TV commercials during the Super Bowl averaged at $3.8 Million dollars for a 30 second spot during last year’s Super Bowl. This year that number should exceed $4 million, and the growing cost isn’t going to stop there. In fact, Forbes even predicts that a $10 Million dollar commercial is possible in the years to come.
So what does this have to do with Facebook or hashtags?
This type of audience isn’t a once-a-year type deal. There is a Super Bowl sized audience using Facebook every single day. Every single day, hundreds of millions of people use Facebook (and other social media sites) to share their thoughts on big moments happening all around them. Whether it’s talking to a friend about Victor Oladipo being drafted 2nd overall last night (by the way, I’m an Orlando Magic fan now), talking about the season premier of Big Brother, or engaging with friends about breaking news – people on Facebook connect with their friends about what’s taking place all over the world.

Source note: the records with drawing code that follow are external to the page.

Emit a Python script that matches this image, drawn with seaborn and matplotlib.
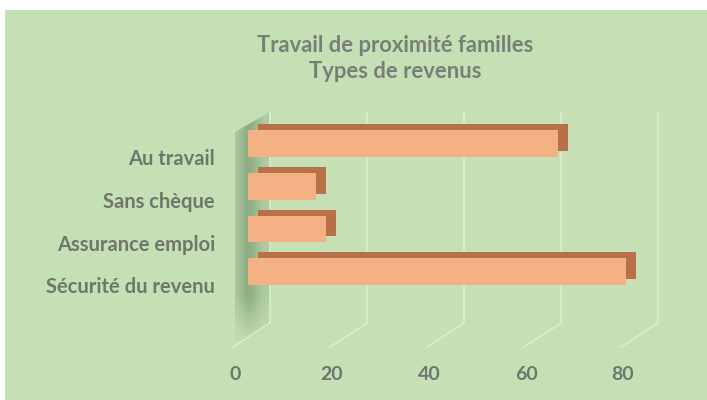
import numpy as np
import pandas as pd
import matplotlib
matplotlib.use("Agg")
import matplotlib.pyplot as plt
import matplotlib.transforms as mtransforms
from matplotlib.patches import Rectangle, Polygon
import seaborn as sns

# ---- data ----
categories = ["Au travail", "Sans chèque", "Assurance emploi", "Sécurité du revenu"]
values = [64, 14, 16, 78]
xticks = [0, 20, 40, 60, 80]
title_line1 = "Travail de proximité familles"
title_line2 = "Types de revenus"

df = pd.DataFrame({"cat": categories, "val": values})

sns.set_style("white")
plt.rcParams["font.family"] = ["Lato", "DejaVu Sans"]

W, H = 707, 400
fig = plt.figure(figsize=(W / 100, H / 100), dpi=100)
fig.patch.set_facecolor("white")
bg = "#c5e0b4"
fig.patches.append(Rectangle((5 / W, 0), 1 - 5 / W, 1 - 10 / H, transform=fig.transFigure,
                             facecolor=bg, edgecolor="none", zorder=-10))

# ---- left side wall (3D look) ----
wall = fig.add_axes([235 / W, 1 - 348 / H, 35 / W, (348 - 110) / H])
wall.set_axis_off()
wall.set_xlim(0, 35)
wall.set_ylim(348, 110)
nx, ny = 35, 240
xs = np.linspace(0, 1, nx)
ys = np.linspace(110, 348, ny)
prof = 0.25 + 0.45 * np.exp(-((xs - 0.4) / 0.3) ** 2)
vfade = np.clip((345 - ys) / 50, 0, 1)
img = np.zeros((ny, nx, 4))
img[..., 0] = 118 / 255
img[..., 1] = 152 / 255
img[..., 2] = 112 / 255
img[..., 3] = vfade[:, None] * prof[None, :]
im = wall.imshow(img, extent=(0, 35, 348, 110), aspect="auto", interpolation="bilinear")
poly = Polygon([(35, 112), (35, 325), (0, 347), (0, 132)], closed=True,
               transform=wall.transData, facecolor="none", edgecolor="none")
wall.add_patch(poly)
im.set_clip_path(poly)

# ---- main axes ----
px_per_unit = 4.85
xmin = -3.0
xmax = (660 - 248) / px_per_unit
ax_left_px = 248 + xmin * px_per_unit
ax = fig.add_axes([ax_left_px / W, 1 - 323 / H, (660 - ax_left_px) / W, (323 - 118) / H])
ax.patch.set_alpha(0)

# back (3D depth) bars
sns.barplot(data=df, x="val", y="cat", orient="h", color="#b97048", width=0.63,
            saturation=1, linewidth=0, ax=ax, zorder=2)
offset = mtransforms.ScaledTranslation(10 / 100, 6 / 100, fig.dpi_scale_trans)
for p in list(ax.patches):
    p.set_transform(ax.transData + offset)
    p.set_clip_on(False)
# front faces
sns.barplot(data=df, x="val", y="cat", orient="h", color="#f4b183", width=0.63,
            saturation=1, linewidth=0, ax=ax, zorder=3)

# back-plane gridlines and floor diagonals
grid_c = "#dcecd2"
back_dx = 22 / px_per_unit
front_dx = -15 / px_per_unit
trans = ax.get_xaxis_transform()
for t in xticks:
    ax.plot([t + back_dx, t + back_dx], [0, 1 + 6 / 205], transform=trans, color=grid_c,
            lw=1.2, zorder=1, clip_on=False)
    ax.plot([t + back_dx, t + front_dx], [0, -24 / 205], transform=trans, color=grid_c,
            lw=1.2, zorder=1, clip_on=False)

# ticks & labels
txt_c = "#6d776d"
ax.set_xticks(np.array(xticks) - 13 / px_per_unit, [str(t) for t in xticks])
ax.set_yticks(np.arange(len(categories)) + 0.32, categories)
ax.tick_params(axis="x", length=0, pad=31, labelsize=14, labelcolor=txt_c)
ax.tick_params(axis="y", length=0, pad=(ax_left_px - 215) * 0.72, labelsize=14.5,
               labelcolor=txt_c)
for lab in ax.get_xticklabels() + ax.get_yticklabels():
    lab.set_fontweight("bold")
ax.set_xlabel("")
ax.set_ylabel("")
for s in ax.spines.values():
    s.set_visible(False)

ax.set_xlim(xmin, xmax)
ax.set_ylim(4.2, -0.6)

# title
title_c = "#778077"
fig.text(395 / W, 1 - 45 / H, title_line1, ha="center", va="center", fontsize=15.8,
         fontweight="bold", color=title_c)
fig.text(395 / W, 1 - 72 / H, title_line2, ha="center", va="center", fontsize=15.8,
         fontweight="bold", color=title_c)

fig.savefig("out.png", dpi=100, facecolor=fig.get_facecolor())
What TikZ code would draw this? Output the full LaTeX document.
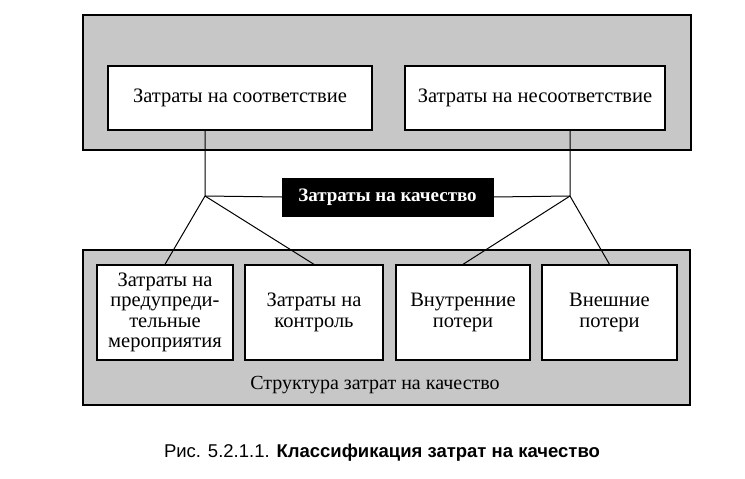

During primetime television alone, there are between 88 and 100 million Americans engaged on Facebook. Compare this to the roughly 108 million Americans that tuned into Super Bowl XLVII. The recent “Red Wedding” episode of Game of Thrones, received over 1.5 million mentions on Facebook, representing a significant portion of the 5.2 million people who watched the show. And this year’s Oscars buzz reached an all-time high on Facebook with over 66.5 million interactions, including likes, comments, and posts.
To date, there has not been a simple way to see the larger view of what’s happening or what people are talking about.
Beginning last week, Facebook began to roll out hashtags to users. (This feature may not be available to you yet, but it will be rolled out to all members over the next couple of months.) Similar to other services like Instagram, Twitter, Tumblr, or Pinterest, hashtags on Facebook allow you to add context to a post or indicate that it is part of a larger discussion. When you click on a hashtag in Facebook, you’ll see a feed of what other people and Pages are saying about that event or topic.
While this provides for an improved user experience for you and I, it also includes substantial implications for marketers and professionals. In the simplest terms, the most beneficial use of hashtags for marketing is the ability to better track campaign conversions and engagement, and this type of data is incredibly important. Brands will now also be able to sponsor and/or organize Facebook chat communities, which they’ve only been able to do via Twitter so far. With a larger audience on Facebook, this opens up more opportunity.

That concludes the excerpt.